That’s the amount of time the vehicle has to slow from its initial descent rate of 12,000 miles per hour to zero for a smooth landing. The process is incredibly complicated, and a lander only has one shot to get it right.
“Landing’s not something you can bail out on,” said Ashley Korzun, researcher in the Atmospheric Flight and Entry Systems Branch at NASA Langley Research Center. “Once you start, you’re going to the surface.”
A group of NASA scientists and engineers is working with colleagues from Old Dominion University and NVIDIA to simulate with unprecedented accuracy the physics needed to land the first manned Mars mission. To do so, they’re using the fastest supercomputer in the world, the NVIDIA GPU-powered Summit system at Oak Ridge National Laboratory.
“If we were to run the studies that we did on a conventional computing platform, one job would take nine months,” said Aaron Walden, research computer scientist at NASA Langley, in a talk at this week’s GTC DC — the Washington edition of NVIDIA’s GPU Technology Conference. “But on Summit, that job takes about a week to run, and we can do six jobs at the same time.”
Running simulations on Summit also allows the team to incorporate a much higher resolution than prior projects.
Sticking the Mars Landing
While NASA has sent humans to the moon and rovers to Mars, a human mission to the Red Planet is more than a decade away. Before a mission can launch in the 2030s, there are multiple challenges to solve: how to protect astronauts from space radiation, how to enable humans to live and work on Mars — and how to safely land heavy loads on the planet.
The planets only align every 18 to 24 months for travel between Earth and Mars, so astronauts will need to stay a while. To make a long visit possible, unmanned spacecraft will go first to drop off supplies.
Past Mars trips have used landers that weigh around a ton, allowing space agencies to rely on air resistance and a parachute to safely get a vehicle through the atmosphere and to the Martian surface.
“That paradigm completely breaks down when we go to the vehicle size needed to support human missions,” said Eric Nielsen, a senior research scientist at NASA Langley.
Yes, It’s Rocket Science
A manned vehicle will weigh tens of metric tons, at least. That’s 10x more than the Curiosity rover, which in 2012 became NASA’s heaviest lander to reach the planet. Mars’ atmosphere will absorb most of the vehicle’s kinetic energy as it hurtles down to the surface, but not nearly enough for a soft landing.

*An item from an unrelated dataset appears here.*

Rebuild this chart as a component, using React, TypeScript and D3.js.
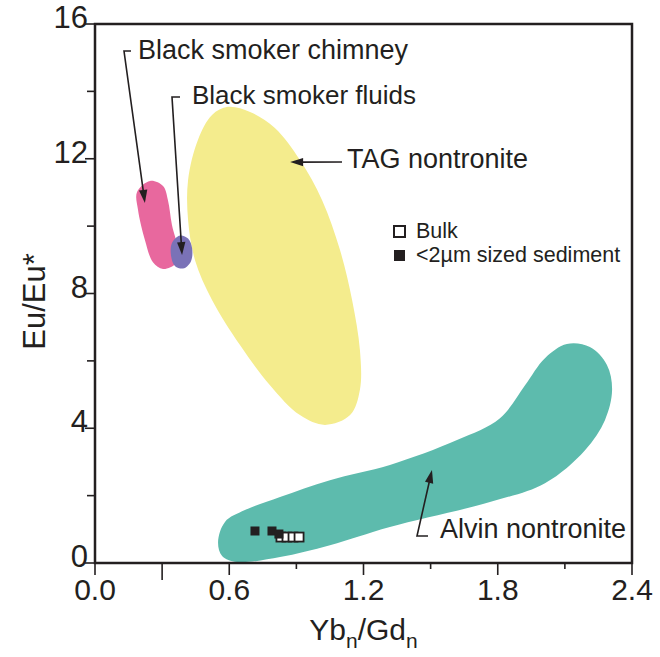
import React from 'react';
import * as d3 from 'd3';

// ---- axis ticks ----
const xTicksMajor = [0, 0.6, 1.2, 1.8, 2.4];
const xTickLabels = ['0.0', '0.6', '1.2', '1.8', '2.4'];
const xTicksMinor = [0.3, 0.9, 1.5, 2.1];
const yTicksMajor = [0, 4, 8, 12, 16];
const yTicksMinor = [2, 6, 10, 14];

// ---- field outlines (Yb_n/Gd_n, Eu/Eu*) ----
const chimneyX = [0.246, 0.304, 0.326, 0.344, 0.371, 0.362, 0.304, 0.259, 0.223, 0.192, 0.188];
const chimneyY = [11.34, 11.19, 10.77, 10.03, 9.29, 8.9, 8.73, 8.93, 9.59, 10.49, 11.01];

const fluidsX = [0.38, 0.416, 0.434, 0.429, 0.398, 0.358, 0.34, 0.344];
const fluidsY = [9.72, 9.63, 9.34, 8.96, 8.75, 8.81, 9.11, 9.5];

const tagX = [0.594, 0.693, 0.804, 0.916, 1.015, 1.095, 1.149, 1.184, 1.184, 1.14, 1.028, 0.916, 0.782, 0.648, 0.523, 0.447, 0.416, 0.416, 0.46, 0.523];
const tagY = [13.54, 13.39, 12.91, 11.96, 10.77, 9.29, 7.81, 6.32, 5.14, 4.39, 4.1, 4.39, 5.28, 6.47, 7.81, 8.99, 10.18, 11.37, 12.56, 13.3];

const alvinX = [0.55, 0.581, 0.67, 0.827, 1.05, 1.318, 1.618, 1.81, 1.922, 2.011, 2.109, 2.212, 2.288, 2.311, 2.279, 2.19, 2.011, 1.765, 1.318, 1.05, 0.827, 0.635, 0.568];
const alvinY = [0.62, 1.22, 1.57, 1.96, 2.46, 2.91, 3.65, 4.3, 5.28, 6.08, 6.5, 6.41, 5.88, 5.14, 4.24, 3.35, 2.37, 1.81, 1.07, 0.53, 0.18, 0.03, 0.21];

// ---- samples ----
const bulkX = [0.831, 0.858, 0.885, 0.912];
const bulkY = [0.77, 0.77, 0.77, 0.77];
const fineX = [0.715, 0.791, 0.822];
const fineY = [0.95, 0.95, 0.86];

// ---- labels ----
const fieldNames = ['Black smoker chimney', 'Black smoker fluids', 'TAG nontronite', 'Alvin nontronite'];
const legendNames = ['Bulk', '<2\u00b5m sized sediment'];

const W = 660;
const H = 657;
const left = 95, right = 632, top = 24, bottom = 563;
const ink = '#231f20';
const font = '"Liberation Sans", Arial, Helvetica, sans-serif';

const x = d3.scaleLinear().domain([0, 2.4]).range([left, right]);
const y = d3.scaleLinear().domain([0, 16]).range([bottom, top]);

const blob = d3
  .line<[number, number]>()
  .x((d) => x(d[0]))
  .y((d) => y(d[1]))
  .curve(d3.curveCatmullRomClosed.alpha(0.5));

const zip = (a: number[], b: number[]) => a.map((v, i) => [v, b[i]] as [number, number]);

function Arrow({ pts, tip }: { pts: [number, number][]; tip: [number, number] }) {
  const last = pts[pts.length - 1];
  const ang = Math.atan2(tip[1] - last[1], tip[0] - last[0]);
  const L = 13, hw = 4.2;
  const bx = tip[0] - L * Math.cos(ang);
  const by = tip[1] - L * Math.sin(ang);
  const p1 = [bx + hw * Math.sin(ang), by - hw * Math.cos(ang)];
  const p2 = [bx - hw * Math.sin(ang), by + hw * Math.cos(ang)];
  const line = [...pts, [bx + 2 * Math.cos(ang), by + 2 * Math.sin(ang)]]
    .map((p) => p.join(','))
    .join(' ');
  return (
    <g>
      <polyline points={line} fill="none" stroke={ink} strokeWidth={1.6} />
      <polygon points={`${tip[0]},${tip[1]} ${p1[0]},${p1[1]} ${p2[0]},${p2[1]}`} fill={ink} />
    </g>
  );
}

export default function App() {
  const fields = [
    { pts: zip(tagX, tagY), color: '#f4ec8d' },
    { pts: zip(alvinX, alvinY), color: '#5dbbad' },
    { pts: zip(chimneyX, chimneyY), color: '#e8689e' },
    { pts: zip(fluidsX, fluidsY), color: '#7a72b7' },
  ];
  const sq = 9;
  return (
    <svg width={W} height={H} style={{ position: 'absolute', left: 0, top: 0, background: '#fff' }} fontFamily={font}>
      {fields.map((f, i) => (
        <path key={i} d={blob(f.pts) || ''} fill={f.color} stroke="none" />
      ))}

      {/* samples */}
      {bulkX.map((v, i) => (
        <rect key={'b' + i} x={x(v) - sq / 2} y={y(bulkY[i]) - sq / 2} width={sq} height={sq} fill="#fff" stroke={ink} strokeWidth={1.8} />
      ))}
      {fineX.map((v, i) => (
        <rect key={'f' + i} x={x(v) - sq / 2} y={y(fineY[i]) - sq / 2} width={sq} height={sq} fill={ink} />
      ))}

      {/* frame */}
      <rect x={left} y={top} width={right - left} height={bottom - top} fill="none" stroke={ink} strokeWidth={2.5} />

      {/* x ticks */}
      {xTicksMajor.map((t, i) => (
        <g key={'xt' + i}>
          <line x1={x(t)} x2={x(t)} y1={bottom} y2={bottom + 12} stroke={ink} strokeWidth={1.6} />
          <text x={x(t)} y={600} textAnchor="middle" fontSize={30} fill={ink}>
            {xTickLabels[i]}
          </text>
        </g>
      ))}
      {xTicksMinor.map((t, i) => (
        <line key={'xm' + i} x1={x(t)} x2={x(t)} y1={bottom} y2={bottom + (i === 0 ? 17 : 6)} stroke={ink} strokeWidth={1.6} />
      ))}

      {/* y ticks */}
      {yTicksMajor.map((t, i) => (
        <g key={'yt' + i}>
          <line x1={left - 10} x2={left} y1={y(t)} y2={y(t)} stroke={ink} strokeWidth={1.6} />
          <text x={left - 7} y={y(t) + 4} textAnchor="end" fontSize={31} fill={ink}>
            {String(t)}
          </text>
        </g>
      ))}
      {yTicksMinor.map((t, i) => (
        <line key={'ym' + i} x1={left - 8} x2={left} y1={y(t)} y2={y(t)} stroke={ink} strokeWidth={1.6} />
      ))}

      {/* axis titles */}
      <text x={(left + right) / 2} y={640} textAnchor="middle" fontSize={30} fill={ink}>
        Yb<tspan fontSize={21} dy={8}>n</tspan>
        <tspan dy={-8}>/Gd</tspan>
        <tspan fontSize={21} dy={8}>n</tspan>
      </text>
      <text transform={`translate(45, ${(top + bottom) / 2 + 8}) rotate(-90)`} textAnchor="middle" fontSize={31} fill={ink}>
        Eu/Eu*
      </text>

      {/* annotations */}
      <text x={138} y={59} fontSize={27} fill={ink}>{fieldNames[0]}</text>
      <Arrow pts={[[131, 51], [124, 51]]} tip={[x(0.223), y(10.69)]} />

      <text x={192} y={104} fontSize={26} fill={ink}>{fieldNames[1]}</text>
      <Arrow pts={[[180, 97], [172, 97]]} tip={[x(0.389), y(9.14)]} />

      <text x={347} y={168} fontSize={27} fill={ink}>{fieldNames[2]}</text>
      <Arrow pts={[[342, 162]]} tip={[x(0.872), y(11.9)]} />

      <text x={440} y={538} fontSize={27} fill={ink}>{fieldNames[3]}</text>
      <Arrow pts={[[428, 536], [417, 536]]} tip={[x(1.506), y(2.76)]} />

      {/* legend */}
      <rect x={394} y={226} width={11} height={11} fill="#fff" stroke={ink} strokeWidth={2} />
      <text x={416} y={238} fontSize={21.5} fill={ink}>{legendNames[0]}</text>
      <rect x={394} y={250} width={11} height={11} fill={ink} />
      <text x={416} y={262} fontSize={21.5} fill={ink}>{legendNames[1]}</text>
    </svg>
  );
}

So NASA plans for the first time to use retropropulsion. Firing a lander’s engines in the opposite direction of the planet’s surface at supersonic conditions will create upward thrust that can slow down the heavy vehicle’s descent. Complex fluid dynamics will be at work, from tiny turbulent eddies just centimeters from the vehicle to larger airflow meters away.
Since the planet’s atmosphere varies so much from Earth’s, there are limited options to test the physics involved as a lander approaches Mars’ surface. That’s why NASA relies on high-resolution simulations to plan how to control the speed and orientation of the vehicle under different landing conditions.
Scaling Up Simulations on Summit
Nielsen and Walden, along with others at NASA Langley and NASA Ames, work with Korzun’s team to simulate the fluid dynamics involved in a Mars landing on the Summit supercomputer.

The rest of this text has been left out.